--- begin AVAILABLE RECORDS ---
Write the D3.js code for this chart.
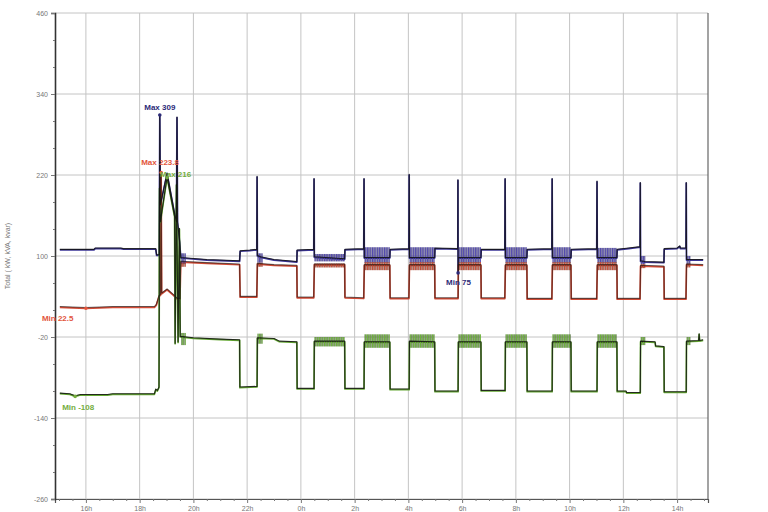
<!DOCTYPE html>
<html><head><meta charset="utf-8">
<script src="https://cdn.jsdelivr.net/npm/d3@7"></script>
<style>body{margin:0;background:#fff}svg{display:block}text{font-family:"Liberation Sans",Arial,sans-serif}</style>
</head><body><svg id="c" width="768" height="512"></svg>
<script>
// ---- data (hours; values > 24 are the next day) ----
const yTicks = [460, 340, 220, 100, -20, -140, -260];
const xTicks = [16, 18, 20, 22, 24, 26, 28, 30, 32, 34, 36, 38];
const yTitle = "Total ( kW, kVA, kvar)";

const kVA = [[15.03,109],[16.30,109],[16.35,111],[17.30,111],[17.40,110],[18.60,110],[18.63,101],[18.73,101],[18.75,309],[18.77,175],[19.02,222],[19.31,160],[19.37,150],[19.39,305],[19.41,150],[19.49,120],[19.53,97],[20.50,94],[21.72,92],
 [21.74,107],[22.10,108],[22.36,109],[22.37,217],[22.38,100],[22.50,98],[23.00,94],[23.85,91],
 [23.86,108],[24.48,109],[24.49,214],[24.50,98],[25.63,95],
 [25.64,109],[26.34,110],[26.35,214],[26.36,97],[27.31,97],
 [27.32,109],[28.02,110],[28.03,220],[28.04,97],[28.98,97],
 [28.99,111],[29.84,110],[29.845,212],[29.85,75],[29.86,97],[30.70,97],
 [30.71,109],[31.59,109],[31.60,214],[31.61,97],[32.41,97],
 [32.42,109],[33.34,110],[33.35,214],[33.36,97],[34.05,97],
 [34.06,109],[35.01,110],[35.02,210],[35.03,97],[35.76,97],
 [35.77,109],[36.20,111],[36.62,113],[36.63,208],[36.64,92],[36.80,91],[37.51,90],
 [37.52,110],[38.00,111],[38.10,114],[38.12,111],[38.33,111],[38.34,208],[38.35,94],[38.97,94]];

const kW = [[15.03,24],[16.00,22.5],[17.00,24],[18.55,24],[18.62,27],[18.72,40],[18.78,42],[18.80,223.8],[18.82,44],[19.02,50],[19.25,42],[19.40,36],[19.50,36],[19.53,91],[20.50,89],[21.72,87],
 [21.74,39],[22.36,39],[22.38,88],[23.00,86],[23.85,85],
 [23.86,38],[24.48,38],[24.50,87],[25.63,87],
 [25.64,38],[26.34,37],[26.36,86],[27.31,86],
 [27.32,37],[28.02,37],[28.04,86],[28.98,86],
 [28.99,37],[29.85,37],[29.86,86],[30.70,86],
 [30.71,37],[31.59,37],[31.61,86],[32.41,86],
 [32.42,36],[33.34,36],[33.36,86],[34.05,86],
 [34.06,36],[35.01,36],[35.03,86],[35.76,86],
 [35.77,36],[36.62,36],[36.64,85],[37.51,84],
 [37.52,36],[38.33,36],[38.35,87],[38.97,86]];

const kvar = [[15.03,-104],[15.40,-105],[15.60,-108],[15.80,-106],[16.80,-106],[17.00,-105],[18.55,-105],[18.60,-98],[18.66,-100],[18.72,-95],[18.74,200],[18.77,150],[19.02,216],[19.30,158],[19.32,-30],[19.37,205],[19.43,-28],[19.48,140],[19.51,-20],[20.00,-22],[21.00,-24],[21.72,-25],
 [21.73,-95],[22.37,-94],[22.38,-22],[23.00,-23],[23.20,-27],[23.85,-28],
 [23.86,-97],[24.49,-97],[24.50,-27],[25.63,-27],
 [25.64,-97],[26.35,-97],[26.36,-28],[27.31,-28],
 [27.32,-98],[28.03,-98],[28.04,-27],[28.98,-28],
 [28.99,-101],[29.85,-101],[29.86,-28],[30.70,-28],
 [30.71,-100],[31.60,-100],[31.61,-28],[32.41,-28],
 [32.42,-101],[33.35,-101],[33.36,-28],[34.05,-28],
 [34.06,-101],[35.02,-101],[35.03,-28],[35.76,-28],
 [35.77,-101],[36.10,-101],[36.12,-103],[36.63,-103],[36.64,-27],[37.18,-28],[37.20,-34],[37.51,-35],
 [37.52,-102],[38.34,-102],[38.35,-27],[38.80,-26],[38.82,-16],[38.84,-26],[38.97,-25]];

// noisy stretches and the range each trace fills inside them
const noiseSpans = [[19.54,19.72],[22.38,22.58],[24.50,25.63],[26.36,27.31],[28.04,28.98],[29.86,30.70],[31.61,32.41],[33.36,34.05],[35.03,35.76],[36.64,36.82],[38.35,38.50]];
const kVABand  = [[88,104],[90,104],[92,103],[90,113],[90,113],[90,113],[90,113],[90,113],[90,112],[88,100],[88,100]];
const kWBand   = [[84,90],[84,90],[83,89],[79,91],[79,91],[79,91],[79,91],[79,91],[79,91],[82,88],[83,89]];
const kvarBand = [[-32,-14],[-30,-15],[-34,-20],[-36,-16],[-36,-16],[-36,-16],[-36,-16],[-36,-16],[-36,-16],[-32,-20],[-32,-20]];

const notes = [
  {t:18.75, v:309,   text:"Max 309",   series:"kVA", dx:0,   dy:-5, anchor:"middle"},
  {t:18.80, v:223.8, text:"Max 223.8", series:"kW",  dx:-20, dy:-7, anchor:"start"},
  {t:19.02, v:216,   text:"Max 216",   series:"kvar",dx:-7,  dy:-1, anchor:"start"},
  {t:16.00, v:22.5,  text:"Min 22.5",  series:"kW",  dx:-44, dy:13, anchor:"start"},
  {t:15.60, v:-108,  text:"Min -108",  series:"kvar",dx:-13, dy:14, anchor:"start"},
  {t:29.85, v:75,    text:"Min 75",    series:"kVA", dx:-12, dy:12, anchor:"start"}
];

// ---- drawing ----
const colors = {kVA:"#3b3596", kW:"#d24a34", kvar:"#64a832"};
const labelColors = {kVA:"#2c2a78", kW:"#e2553c", kvar:"#74ad3e"};
const svg = d3.select("#c");
const L=55, R=708, T=13, B=499;
const x = d3.scaleLinear().domain([14.85,39.15]).range([L,R]);
const y = d3.scaleLinear().domain([-260,460]).range([B,T]);

const defs = svg.append("defs");
function stripe(id, col, dark){
  const p = defs.append("pattern").attr("id",id).attr("patternUnits","userSpaceOnUse").attr("width",2.4).attr("height",10);
  p.append("rect").attr("x",0).attr("y",0).attr("width",1.1).attr("height",10).attr("fill",col);
  p.append("rect").attr("x",1.2).attr("y",0).attr("width",0.8).attr("height",10).attr("fill",dark);
}
stripe("pB","#5046b0","#2a2466"); stripe("pR","#c84a32","#7a3020"); stripe("pG","#6cb634","#2e5018");

// grid
svg.append("g").selectAll("line").data(yTicks).join("line")
  .attr("x1",L).attr("x2",R).attr("y1",d=>y(d)).attr("y2",d=>y(d))
  .attr("stroke","#c4c4c4").attr("stroke-width",1);
svg.append("g").selectAll("line").data(xTicks).join("line")
  .attr("x1",d=>x(d)).attr("x2",d=>x(d)).attr("y1",T).attr("y2",B)
  .attr("stroke","#c4c4c4").attr("stroke-width",1);

// axes
const fmtH = d => (d % 24) + "h";
const gx = svg.append("g").attr("transform",`translate(0,${B})`)
  .call(d3.axisBottom(x).tickValues(xTicks).tickSize(4).tickFormat(fmtH));
const minorX = d3.range(15, 39.01, 0.5).filter(d=>!xTicks.includes(d));
svg.append("g").attr("transform",`translate(0,${B})`)
  .call(d3.axisBottom(x).tickValues(minorX).tickSize(2).tickFormat(""))
  .call(g=>g.select(".domain").remove());
const gy = svg.append("g").attr("transform",`translate(${L},0)`)
  .call(d3.axisLeft(y).tickValues(yTicks).tickSize(4).tickFormat(d=>String(d)));
const minorY = d3.range(-260, 461, 40).filter(d=>!yTicks.includes(d));
svg.append("g").attr("transform",`translate(${L},0)`)
  .call(d3.axisLeft(y).tickValues(minorY).tickSize(2).tickFormat(""))
  .call(g=>g.select(".domain").remove());
svg.selectAll(".tick line").attr("stroke","#777");
[gx,gy].forEach(g=>{
  g.selectAll("text").attr("fill","#777").attr("font-size","7px");
  g.select(".domain").attr("stroke","#333").attr("stroke-width",1.6);
});
gx.select(".domain").attr("stroke","#555").attr("stroke-width",1.2);
svg.append("line").attr("x1",R).attr("x2",R).attr("y1",T).attr("y2",B).attr("stroke","#666").attr("stroke-width",1.2);

svg.append("text").attr("transform",`translate(10,${(T+B)/2}) rotate(-90)`)
  .attr("text-anchor","middle").attr("font-size","7px").attr("fill","#777").text(yTitle);

// series
const line = d3.line().x(d=>x(d[0])).y(d=>y(d[1]));
const series = [["kVA",kVA],["kW",kW],["kvar",kvar]];
const plot = svg.append("g");
series.forEach(([k,data])=>{
  plot.append("path").attr("d",line(data)).attr("fill","none")
    .attr("stroke",colors[k]).attr("stroke-width",1.7).attr("stroke-linejoin","round");
});
// noise bands
const bandSets = [[kVABand,"pB"],[kWBand,"pR"],[kvarBand,"pG"]];
bandSets.forEach(([band,pat])=>{
  plot.append("g").selectAll("rect").data(noiseSpans).join("rect")
    .attr("x",d=>x(d[0])).attr("width",d=>x(d[1])-x(d[0]))
    .attr("y",(d,i)=>y(band[i][1])).attr("height",(d,i)=>y(band[i][0])-y(band[i][1]))
    .attr("fill",`url(#${pat})`);
});
// dark overlay traces
series.forEach(([k,data])=>{
  plot.append("path").attr("d",line(data)).attr("fill","none")
    .attr("transform", k==="kW" ? "translate(0,-0.8)" : "translate(0,-0.6)")
    .attr("stroke","#111").attr("stroke-opacity", k==="kW" ? 0.6 : 0.85)
    .attr("stroke-width",1.1).attr("stroke-linejoin","round");
});

// annotations
notes.forEach(n=>{
  const px=x(n.t), py=y(n.v);
  svg.append("circle").attr("cx",px).attr("cy",py).attr("r",1.8).attr("fill",labelColors[n.series]);
  svg.append("text").attr("x",px+n.dx).attr("y",py+n.dy).attr("text-anchor",n.anchor)
    .attr("font-size","8px").attr("font-weight","bold").attr("fill",labelColors[n.series]).text(n.text);
});
</script></body></html>
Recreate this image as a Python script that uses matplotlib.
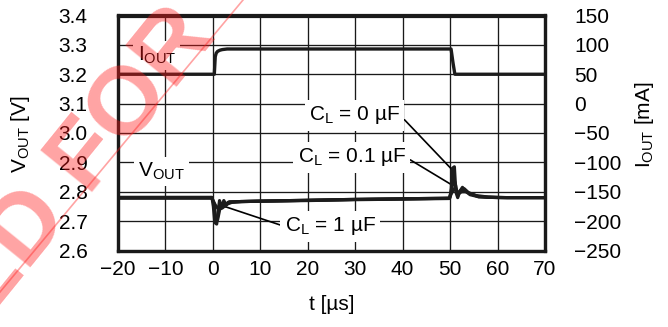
import matplotlib
matplotlib.use("Agg")
import matplotlib.pyplot as plt
from matplotlib.lines import Line2D

plt.rcParams['font.family'] = ['Liberation Sans', 'DejaVu Sans']
plt.rcParams['mathtext.fontset'] = 'custom'
plt.rcParams['mathtext.rm'] = 'Liberation Sans'
plt.rcParams['mathtext.it'] = 'Liberation Sans:italic'
plt.rcParams['mathtext.bf'] = 'Liberation Sans:bold'
plt.rcParams['axes.unicode_minus'] = True

# ---------------- data ----------------
x_ticks = [-20, -10, 0, 10, 20, 30, 40, 50, 60, 70]
v_ticks = [2.6, 2.7, 2.8, 2.9, 3.0, 3.1, 3.2, 3.3, 3.4]
i_ticks = [-250, -200, -150, -100, -50, 0, 50, 100, 150]

# VOUT, CL = 0 uF
t_c0 = [-20, -0.2, 0.1, 0.4, 0.8, 1.1, 1.4, 1.8, 2.3, 2.8, 3.5, 5, 10, 20, 30, 40,
        49.9, 50.2, 50.5, 50.9, 51.2, 51.6, 52.0, 52.6, 53.4, 54.2, 56, 58, 62, 70]
v_c0 = [2.781, 2.781, 2.75, 2.695, 2.69, 2.73, 2.77, 2.745, 2.77, 2.755, 2.766,
        2.766, 2.768, 2.771, 2.774, 2.776, 2.778, 2.80, 2.88, 2.885, 2.80, 2.78, 2.80,
        2.815, 2.80, 2.79, 2.783, 2.781, 2.78, 2.78]
# VOUT, CL = 0.1 uF
t_c01 = [-20, -0.2, 0.2, 0.6, 1.0, 1.5, 2.0, 2.5, 3.2, 5, 10, 20, 30, 40,
         49.9, 50.3, 50.8, 51.2, 51.6, 52.2, 53.0, 54.0, 56, 60, 70]
v_c01 = [2.780, 2.780, 2.76, 2.71, 2.705, 2.745, 2.76, 2.75, 2.764, 2.766, 2.768,
         2.771, 2.774, 2.776, 2.778, 2.81, 2.845, 2.82, 2.785, 2.805, 2.81, 2.795,
         2.783, 2.780, 2.780]
# VOUT, CL = 1 uF
t_c1 = [-20, -0.2, 0.5, 1.2, 2.0, 3.0, 4.0, 6, 10, 20, 30, 40,
        49.8, 50.3, 50.8, 51.3, 51.8, 52.5, 53.3, 54.2, 55.5, 58, 62, 70]
v_c1 = [2.778, 2.778, 2.755, 2.74, 2.745, 2.758, 2.764, 2.767, 2.768, 2.770, 2.773,
        2.775, 2.777, 2.795, 2.81, 2.805, 2.795, 2.80, 2.80, 2.795, 2.787, 2.782, 2.78, 2.78]
# IOUT [mA]
t_iout = [-20, 0.3, 0.5, 0.7, 1.0, 1.5, 2.0, 3.0, 5, 50.2, 50.6, 51.0, 70]
i_iout = [50, 50, 80, 86, 89, 91, 92, 93, 93, 93, 70, 50, 50]

# ---------------- figure ----------------
W, H = 668, 327
fig = plt.figure(figsize=(W / 100, H / 100), dpi=100)
L, R, T, B = 118, 545, 15.5, 250.5
ax = fig.add_axes([L / W, 1 - B / H, (R - L) / W, (B - T) / H])
ax2 = ax.twinx()

ax.set_xlim(-20, 70)
ax.set_ylim(2.6, 3.4)
ax2.set_ylim(-250, 150)
ax.set_xticks(x_ticks)
ax.set_yticks(v_ticks)
ax2.set_yticks(i_ticks)
ax.set_xticklabels([str(v).replace('-', '\u2212') for v in x_ticks])
ax.set_yticklabels([f'{v:.1f}' for v in v_ticks])
ax2.set_yticklabels([str(v).replace('-', '\u2212') for v in i_ticks])

ax.grid(True, color='#1a1a1a', linewidth=0.95)
ax.set_axisbelow(True)
ax.tick_params(axis='both', length=0, labelsize=15, colors='black')
ax.tick_params(axis='y', pad=22)
ax.tick_params(axis='x', pad=7)
ax2.tick_params(axis='y', length=0, labelsize=15, pad=21)
for a in (ax, ax2):
    for s in a.spines.values():
        s.set_linewidth(2.3)
        s.set_color('#1a1a1a')

lc = '#1c1c1c'
ax.plot(t_c1, v_c1, color=lc, lw=2.3, zorder=3)
ax.plot(t_c01, v_c01, color=lc, lw=2.3, zorder=3)
ax.plot(t_c0, v_c0, color=lc, lw=2.3, zorder=3)
ax2.plot(t_iout, i_iout, color=lc, lw=2.4, zorder=3)

bb = dict(facecolor='white', edgecolor='none', pad=3)
ax.text(-11.8, 3.264, r'I$_{\mathrm{OUT}}$', fontsize=15, ha='center', va='center', bbox=bb, zorder=2.5)
ax.text(-10.9, 2.869, r'V$_{\mathrm{OUT}}$', fontsize=15, ha='center', va='center', bbox=bb, zorder=2.5)

arrow = dict(arrowstyle='-', color='black', lw=1.2, shrinkA=0, shrinkB=0)
ax.annotate(r'C$_{\mathrm{L}}$ = 0 µF', xy=(50.6, 2.872), xytext=(29.9, 3.06), fontsize=15,
            ha='center', va='center', bbox=bb, zorder=2.5,
            arrowprops=dict(arrow, relpos=(1.0, 0.5)))
ax.annotate(r'C$_{\mathrm{L}}$ = 0.1 µF', xy=(50.6, 2.821), xytext=(29.3, 2.917), fontsize=15,
            ha='center', va='center', bbox=bb, zorder=2.5,
            arrowprops=dict(arrow, relpos=(1.0, 0.5)))
ax.annotate(r'C$_{\mathrm{L}}$ = 1 µF', xy=(1.9, 2.753), xytext=(24.7, 2.682), fontsize=15,
            ha='center', va='center', bbox=bb, zorder=2.5,
            arrowprops=dict(arrow, relpos=(0.0, 0.5)))

fig.text(20 / W, 1 - 134 / H, r'V$_{\mathrm{OUT}}$ [V]', rotation=90, fontsize=15,
         ha='center', va='center')
fig.text(644 / W, 1 - 125 / H, r'I$_{\mathrm{OUT}}$ [mA]', rotation=90, fontsize=15,
         ha='center', va='center')
fig.text(332 / W, 1 - 305 / H, 't [µs]', fontsize=15, ha='center', va='center')

# watermark (red diagonal stamp)
wm_color = (1.0, 0.1, 0.1, 0.4)
fig.add_artist(Line2D([243 / W, 0], [1, 1 - 292 / H], color=wm_color, lw=1.2,
                      transform=fig.transFigure))
fig.text(-14 / W, 1 - 322 / H, 'ED FOR', rotation=51, rotation_mode='anchor', fontsize=70,
         fontweight='bold', color=wm_color, ha='left', va='baseline', zorder=10)

fig.savefig('out.png', dpi=100)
--- end AVAILABLE RECORDS ---
EXERCISE BRIEF: Copy only the lines above from the one containing "Recreate this image" through the one containing "from matplotlib.lines import Line2D", both included. Leave out the pictures.

EXERCISE SOLUTION:
Recreate this image as a Python script that uses matplotlib.
import matplotlib
matplotlib.use("Agg")
import matplotlib.pyplot as plt
from matplotlib.lines import Line2D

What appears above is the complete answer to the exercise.